Foreign Investment Provides Stimulus to U.S. Consumer Home-Buying Power

First American Financial Corp., Santa Ana, Calif., said counter to conventional wisdom that housing is becoming less affordable in most markets, many house-hunters reaped the benefit of improving affordability in June–thanks in part to foreign investors.

But it’s not what you might think. First American Chief Economist Mark Fleming said the boon comes not from foreign investors in real estate, but instead a foreign investment flight to quality, i.e. U.S. Treasuries. As a result, he said, demand for Treasuries is keeping mortgage rates low, which in turn helps U.S. home buyers.

“The monetary stimulus and negative interest rate policies of several central banks outside the U.S. continue to drive demand for U.S. Treasury bonds as investors search for positive yields, despite abating concerns over the fallout from Brexit,” Fleming said. “As a result, the yields on U.S. Treasuries remain at depressed levels and are keeping U.S. mortgage rates at record low levels. The 30-year, fixed-rate mortgage averaged 3.57 percent in June 2016. These historically low mortgage rates and surging house-buying power are contributing to gains in affordability that many people overlook.”

The company’s June Real House Price Index decreased slightly, falling by -0.2 percent from May and by -0.1 percent from a year ago. Real house prices declined on a year-over-year basis in 27 of the 43 metropolitan areas tracked by First American, as increases in consumer house-buying power were sufficient to more than offset unadjusted price appreciation.

Unadjusted house prices are expected to increase by 5.1 percent in June on a year-over-year basis, Fleming said. “After adjusting for increased consumer house-buying power, real house prices are significantly lower than they were prior to the housing boom,” he said, noting real house prices are 38.5 percent below their housing-boom peak in July 2006 and 17.3 percent below the level of prices in January 2000. Unadjusted, the national price level is 2.6 percent away from the housing-boom peak in 2007.

The report said states with the highest year-over-year increase in the RHPI are Wyoming (+7.0 percent), Nevada (+4.8 percent), North Dakota (+4.6 percent), Michigan (+3.7 percent) and Delaware (+2.4 percent).
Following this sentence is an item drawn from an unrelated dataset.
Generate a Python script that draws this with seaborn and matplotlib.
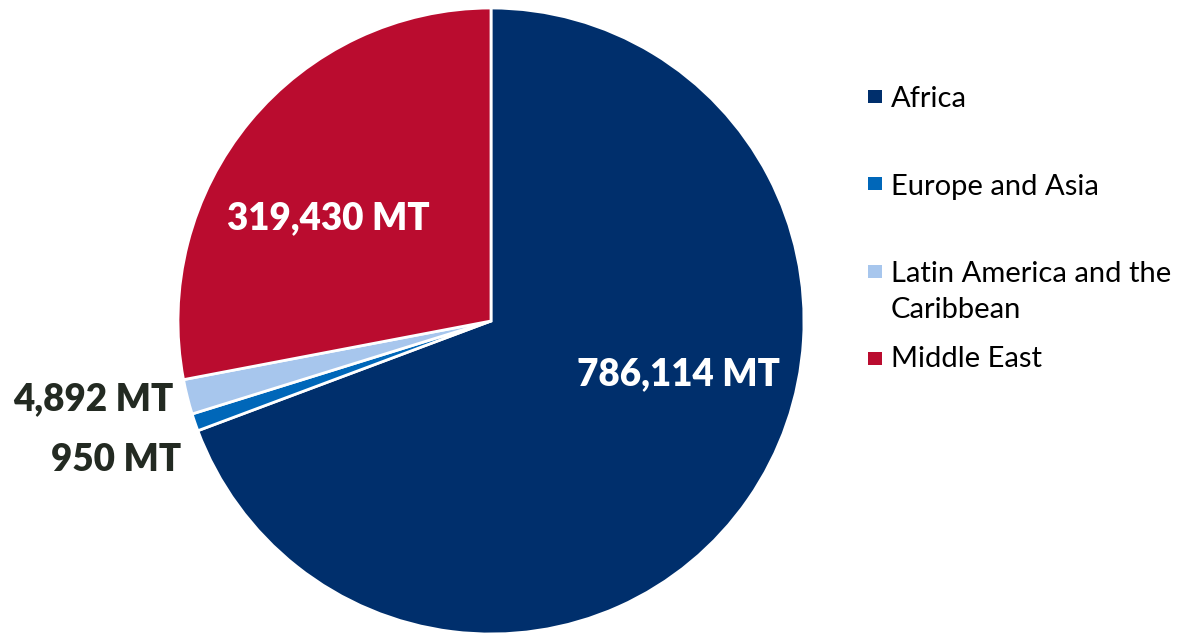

States with the highest year-over-year decrease in the RHPI are Mississippi (-7.0 percent), New Jersey (-6.0 percent), Iowa (-5.8 percent), Nebraska (-5.6 percent) and North Carolina (-5.2 percent).

Among the largest 50 metro areas, markets with the highest year-over-year increase in the RHPI are Jacksonville, Fla. (+10.3 percent), Tampa, Fla. (+6.5 percent), Charlotte, N.C. (+4.1 percent), Sacramento, Calif. (+3.5 percent) and Orlando, Fla. (+3.3 percent). Markets with the highest year-over-year decrease in the RHPI are Virginia Beach, Va. (-4.9 percent), Oklahoma City (-3.4 percent), Washington, D.C. (-3.2 percent), San Francisco (-3.0 percent) and Milwaukee (-2.9 percent).

“Gains in affordability, caused by a combination of low mortgage rates and recent improvements in wage growth, are helping the market reach its potential for home sales,” Fleming said. “Many markets that are often listed as the most expensive for housing are not as expensive as many believe when one accounts for the strong growth in household income within these markets.”

For example, Fleming said, an increase in the estimated median household incomes in both Dallas and San Francisco were enough to offset house price gains, increasing consumer buying-power and bringing meaningful affordability improvements in real terms to both markets. “Rising household incomes and falling mortgage rates strengthened consumer house-buying power and affordability in many major metropolitan markets in June,” he said. “Improving affordability for consumers often occurred in markets traditionally depicted as expensive or over-priced. Consumer buying-power-adjusted prices actually fell in these markets, thanks to rising incomes and low mortgage rates.”